I was doing some homework tasks for math, and I got stuck on 10ii, proving that the stationary point is a maximum. I was wondering how would I be able to do this question. Would I need to second derivative at all?

Thank you!!!
The question wants you to avoid using the second derivative but rather "consider the gradient on each side of $x=e$".
$\text{So we just sub some numeric values in.}\\ \text{For a point on the left, we can try }x=2.\\ \text{When }x=2\text{, the calculator says that }\frac{dy}{dx} = 0.0767\dots > 0$
Therefore on the left of $x=e$, the curve is increasing.
$\text{For a point on the right, we can try }x=3.\\ \text{When }x=3\text{, the calculator says that }\frac{dy}{dx} = -0.0109\dots < 0$
Therefore on the right of $x=e$, the curve is decreasing.
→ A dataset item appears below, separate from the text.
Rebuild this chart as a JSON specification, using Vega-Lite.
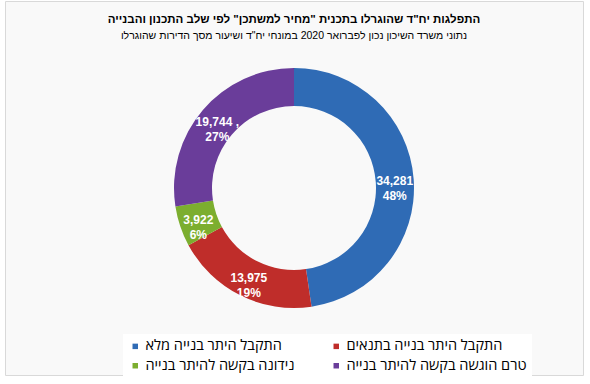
{
  "$schema": "https://vega.github.io/schema/vega-lite/v6.json",
  "width": 578,
  "height": 374,
  "autosize": {"type": "none"},
  "padding": {"left": 5, "top": 1, "right": 7, "bottom": 9},
  "background": "white",
  "view": {"fill": "#f9f9f9", "stroke": "#d9d9d9", "strokeWidth": 1},
  "title": {
    "text": "התפלגות יח\"ד שהוגרלו בתכנית \"מחיר למשתכן\" לפי שלב התכנון והבנייה",
    "subtitle": "נתוני משרד השיכון נכון לפברואר 2020 במונחי יח\"ד ושיעור מסך הדירות שהוגרלו",
    "anchor": "middle",
    "frame": "group",
    "orient": "top",
    "offset": -40,
    "font": "Liberation Sans",
    "fontSize": 11.5,
    "fontWeight": "bold",
    "color": "#000000",
    "subtitleFont": "Liberation Sans",
    "subtitleFontSize": 10.5,
    "subtitleColor": "#000000",
    "subtitlePadding": 5
  },
  "data": {
    "values": [
      {"category": "התקבל היתר בנייה מלא", "units": 34281, "label": "34,281\n48%", "o": 1},
      {"category": "התקבל היתר בנייה בתנאים", "units": 13975, "label": "13,975\n19%", "o": 2},
      {"category": "נידונה בקשה להיתר בנייה", "units": 3922, "label": "3,922\n6%", "o": 3},
      {"category": "טרם הוגשה בקשה להיתר בנייה", "units": 19744, "label": "19,744 ,\n27%", "o": 4}
    ]
  },
  "encoding": {
    "theta": {"field": "units", "type": "quantitative", "stack": true},
    "order": {"field": "o", "type": "quantitative"}
  },
  "layer": [
    {
      "mark": {"type": "arc", "outerRadius": 120, "innerRadius": 82},
      "encoding": {
        "color": {
          "field": "category",
          "type": "nominal",
          "scale": {
            "domain": ["התקבל היתר בנייה מלא", "התקבל היתר בנייה בתנאים", "נידונה בקשה להיתר בנייה", "טרם הוגשה בקשה להיתר בנייה"],
            "range": ["#2f6bb5", "#bf2d2a", "#7cae2f", "#6a3d9a"]
          },
          "legend": {
            "title": null,
            "orient": "none",
            "legendX": 118,
            "legendY": 333,
            "direction": "horizontal",
            "columns": 2,
            "symbolType": "square",
            "symbolSize": 30,
            "symbolStrokeWidth": 0,
            "labelFont": "Open Sans",
            "labelFontSize": 14.5,
            "labelColor": "#000000",
            "labelOffset": 3,
            "labelLimit": 300,
            "fillColor": "white",
            "padding": 5,
            "rowPadding": 4.5,
            "columnPadding": 34
          }
        }
      }
    },
    {
      "mark": {
        "type": "text",
        "radius": 101,
        "font": "Liberation Sans",
        "fontWeight": "bold",
        "fontSize": 12,
        "fill": "white",
        "lineBreak": "\n",
        "lineHeight": 15,
        "align": "center",
        "baseline": "middle"
      },
      "encoding": {"text": {"field": "label"}}
    }
  ]
}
$\text{So the curve increases, until it reaches }x=e.\\ \text{Then after }x=e\text{, it decreases.}\\ \text{That's all that is required to conclude that }x=e\\ \text{must therefore be a local maximum.}$
This method (which is really just a table of values) should be noted, because sometimes computing the second derivative is just nastily exhausting effort. The whole point of this method is to get you out of that trouble.
Remark: Second derivative
$\text{If you insist on using the second derivative}\\ \text{you more or less need the quotient rule }\textit{again}.$
\begin{align*}\frac{dy}{dx} &= \frac{x\cdot \frac1x - 1 \cdot \ln x}{x^2}\\ &= \frac{1-\ln x}{x^2}\\ \therefore \frac{d^2y}{dx^2} &= \frac{x^2\cdot -\frac1x - 2x(1-\ln x)}{x^4}\end{align*}
$\text{At this point, you can now sub }x=e\text{ in straight away.}$
This can optionally be simplified to $\frac{d^2y}{dx^2} = \frac{-3x+2x\ln x}{x^4} = \frac{-3+2\ln x}{x^3}$ but you don't really need to. You can just sub $x=e$ into the unsimplified expression.

For this question though, in theory you should not do this. This is because they told you to use the other method.